YAY FOR EVA ENTERING THE THE DC MARKET!
The times seem a bit off, though. I was just reading an article that was saying that it seems that one of the best ways to fight jetlag is arriving in the morning, so maybe this is good for the ex-IAD flights, but for the flights ex-TPE the arrival time at IAD could be suboptimal.
Interesting IAD-TPE is “only” 15h55 given EVA’s JFK-TPE is 17h15 so whole 80 minutes longer!
I can’t imagine there’s a single US connection here that isn’t better served through another US EVA destination or via Tokyo…
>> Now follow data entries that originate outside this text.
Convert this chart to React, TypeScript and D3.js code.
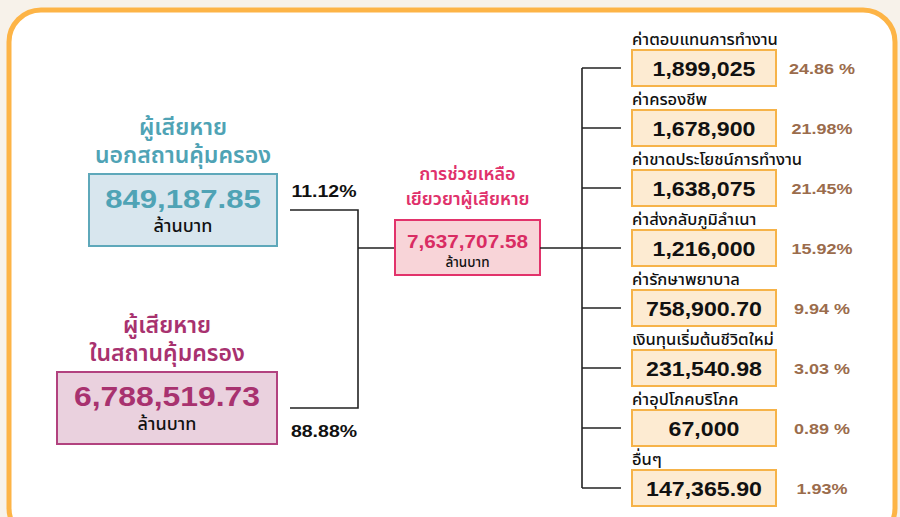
import React, { useEffect, useRef } from "react";
import * as d3 from "d3";

// source groups (left)
const sourceTitles = [["ผู้เสียหาย", "นอกสถานคุ้มครอง"], ["ผู้เสียหาย", "ในสถานคุ้มครอง"]];
const sourceValues = ["849,187.85", "6,788,519.73"];
const sourcePercents = ["11.12%", "88.88%"];

// total (middle)
const totalTitle = ["การช่วยเหลือ", "เยียวยาผู้เสียหาย"];
const totalValue = "7,637,707.58";
const unit = "ล้านบาท";

// expense items (right)
const itemLabels = [
  "ค่าตอบแทนการทำงาน",
  "ค่าครองชีพ",
  "ค่าขาดประโยชน์การทำงาน",
  "ค่าส่งกลับภูมิลำเนา",
  "ค่ารักษาพยาบาล",
  "เงินทุนเริ่มต้นชีวิตใหม่",
  "ค่าอุปโภคบริโภค",
  "อื่นๆ",
];
const itemValues = ["1,899,025", "1,678,900", "1,638,075", "1,216,000", "758,900.70", "231,540.98", "67,000", "147,365.90"];
const itemPercents = ["24.86 %", "21.98%", "21.45%", "15.92%", "9.94 %", "3.03 %", "0.89 %", "1.93%"];

const FONT = "'Liberation Sans', Arial, 'Noto Sans Thai', 'Noto Sans', sans-serif";

// wide numerals: stretch a text horizontally around its anchor
function wideText(parent: any, x: number, y: number, sx: number, size: number, color: string, str: string) {
  return parent.append("text")
    .attr("transform", `translate(${x},${y}) scale(${sx},1)`)
    .attr("text-anchor", "middle")
    .attr("font-family", FONT).attr("font-size", size).attr("font-weight", 700)
    .attr("fill", color).text(str);
}

export default function App() {
  const ref = useRef<SVGSVGElement>(null);

  useEffect(() => {
    const svg = d3.select(ref.current);
    svg.selectAll("*").remove();

    svg.append("rect").attr("width", 900).attr("height", 517).attr("fill", "#f7f2ea");
    svg.append("rect")
      .attr("x", 9).attr("y", 10).attr("width", 886).attr("height", 530).attr("rx", 32)
      .attr("fill", "#ffffff").attr("stroke", "#fdb446").attr("stroke-width", 5);

    // left sources
    const srcY = d3.scalePoint<number>().domain([0, 1]).range([210, 408]);
    const srcStyle = [
      { w: 188, fill: "#d8e6ee", stroke: "#5ea8ba", color: "#4fa3b5", size: 25.5, sx: 1.22 },
      { w: 220, fill: "#ead1de", stroke: "#b2427f", color: "#a8326f", size: 27.5, sx: 1.16 },
    ];
    const boxRight = 277;
    sourceValues.forEach((v, i) => {
      const st = srcStyle[i];
      const cy = srcY(i)!;
      const cx = boxRight - st.w / 2;
      const g = svg.append("g");
      g.append("rect").attr("x", boxRight - st.w).attr("y", cy - 36).attr("width", st.w).attr("height", 72)
        .attr("fill", st.fill).attr("stroke", st.stroke).attr("stroke-width", 2);
      sourceTitles[i].forEach((t, j) => {
        g.append("text").attr("x", cx).attr("y", cy - 75 + j * 28).attr("text-anchor", "middle")
          .attr("font-family", FONT).attr("font-size", 23).attr("font-weight", 600).attr("fill", st.color).text(t);
      });
      wideText(g, cx, cy - 2, st.sx, st.size, st.color, v);
      g.append("text").attr("x", cx).attr("y", cy + 22).attr("text-anchor", "middle")
        .attr("font-family", FONT).attr("font-size", 18).attr("font-weight", 500).attr("fill", "#111").text(unit);
    });

    // left connector
    const jx = 358;
    svg.append("path")
      .attr("d", `M290,${srcY(0)}H${jx}V${srcY(1)}H290 M${jx},248H395`)
      .attr("fill", "none").attr("stroke", "#222").attr("stroke-width", 1.6);
    sourcePercents.forEach((p, i) => {
      wideText(svg, 324, i === 0 ? srcY(0)! - 13 : srcY(1)! + 29, 1.22, 16, "#111", p);
    });

    // total box
    const tx = 467.5;
    svg.append("rect").attr("x", 395).attr("y", 220).attr("width", 145).attr("height", 55)
      .attr("fill", "#f8d4d8").attr("stroke", "#e2336b").attr("stroke-width", 2);
    totalTitle.forEach((t, j) => {
      svg.append("text").attr("x", tx).attr("y", 180 + j * 25).attr("text-anchor", "middle")
        .attr("font-family", FONT).attr("font-size", 18).attr("font-weight", 600).attr("fill", "#e0316b").text(t);
    });
    wideText(svg, tx, 248, 1.09, 19, "#d92c63", totalValue);
    svg.append("text").attr("x", tx).attr("y", 267).attr("text-anchor", "middle")
      .attr("font-family", FONT).attr("font-size", 13.5).attr("font-weight", 500).attr("fill", "#111").text(unit);

    // right items
    const y = d3.scalePoint<number>().domain(d3.range(itemLabels.length)).range([68, 488]);
    const bx = 582;
    svg.append("path")
      .attr("d", `M540,248H${bx} M${bx},${y(0)}V${y(itemLabels.length - 1)}`)
      .attr("fill", "none").attr("stroke", "#222").attr("stroke-width", 1.6);

    const rows = svg.append("g").selectAll("g").data(itemLabels).join("g")
      .attr("transform", (_, i) => `translate(0,${y(i)})`);
    rows.append("line").attr("x1", bx).attr("x2", 621).attr("stroke", "#222").attr("stroke-width", 1.6);
    rows.append("rect").attr("x", 632).attr("y", -18).attr("width", 144).attr("height", 36)
      .attr("fill", "#fdebd2").attr("stroke", "#f6b349").attr("stroke-width", 2);
    rows.append("text").attr("x", 632).attr("y", -23)
      .attr("font-family", FONT).attr("font-size", 16.5).attr("font-weight", 500).attr("fill", "#111").text((d) => d);
    rows.each(function (_, i) {
      const r = d3.select(this);
      wideText(r, 704, 7.5, 1.13, 20.5, "#111", itemValues[i]);
      wideText(r, 822, 5.5, 1.2, 15, "#9b6c4c", itemPercents[i]);
    });
  }, []);

  return (
    <svg ref={ref} width={900} height={517} style={{ position: "absolute", left: 0, top: 0 }} />
  );
}
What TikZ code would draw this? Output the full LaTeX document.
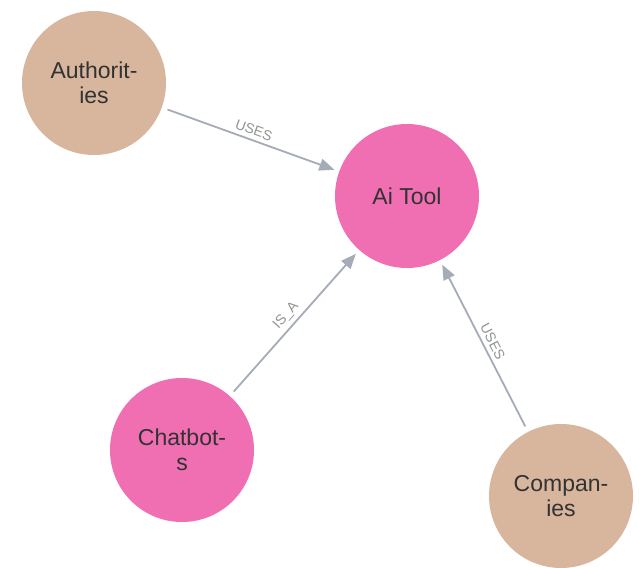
\documentclass[tikz,border=0pt]{standalone}
\usepackage{fontspec}
\setmainfont{Liberation Sans}
\usetikzlibrary{arrows.meta}
\definecolor{tan}{RGB}{216,182,157}
\definecolor{rose}{RGB}{240,110,178}
\definecolor{wire}{RGB}{165,172,183}
\definecolor{ink}{RGB}{50,50,50}
\tikzset{
  entity/.style={circle, minimum size=144pt, inner sep=0pt, align=center,
    text=ink, font=\fontsize{23}{25}\selectfont},
  rel/.style={draw=wire, line width=1.8pt, shorten <=6pt, shorten >=5pt,
    -{Triangle[length=15pt,width=12pt]}},
  tag/.style={sloped, above, inner sep=4pt, text=gray!85!white,
    font=\fontsize{14}{14}\selectfont}
}
\begin{document}
\begin{tikzpicture}[x=1pt,y=-1pt]
\useasboundingbox[fill=white] (0,0) rectangle (639,567);
\node [entity, fill=tan]  (authorities) at (94, 83)  {Authorit-\\ies};
\node [entity, fill=rose] (aitool)      at (407,196) {Ai Tool};
\node [entity, fill=rose] (chatbots)    at (182,450) {Chatbot-\\s};
\node [entity, fill=tan]  (companies)   at (561,496) {Compan-\\ies};

%%%%%%%%%%%%%%%%%%%%%%%%%%%%%%%%%%%%%%%%

\draw [rel] (authorities) -- node[tag]{USES} (aitool);
\draw [rel] (chatbots)    -- node[tag]{IS\_A} (aitool);
\draw [rel] (companies)   -- node[tag]{USES} (aitool);
\end{tikzpicture}
\end{document}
effectively zero connecting options in IAD on arrival from TPE and most layovers unlikely to be short in IAD heading back to TPE/Asia with that 2am departure time. they're clearly banking on Star Alliance loyalty in DC.
They don't need connections. A metro area if 5+ million people, with tons of people with ethnic and cultural ties to Southeast Asia, will have no problem filling this flight.
"They don't need connections."
Famous last words.
You're acting like they have the market to themselves, versus United/ANA (who are not going to be keen to leak passengers, despite Star Alliance), Air China, Turkish, and the 3 major Middle Eastern connection carriers; all of who've lately been emphasizing their connections to southeast Asia.
The more accurate term is they don't need US-side connections. Their TPE hub is their source of connections. They operate a massive connecting hub out of TPE, which is how they get dual feed from both ends.
I live in DC. No connection required, thank you. Just wished the flight's scheduled arrival time was earlier though.
That's roughly an hour or more to get home by train.
Dc area has a TON of Vietnamese people. This is also a great way to get to Vietnam
I said the same thing initially. You have tons of Vietnamese in the DMV along with a sprinkling of Filipino, Cambodian, etc.
Then expect to have at least 20 wheelchair passengers when boarding.
Someone sounds very jealous
@Jason - good old Eden Center in Falls Church!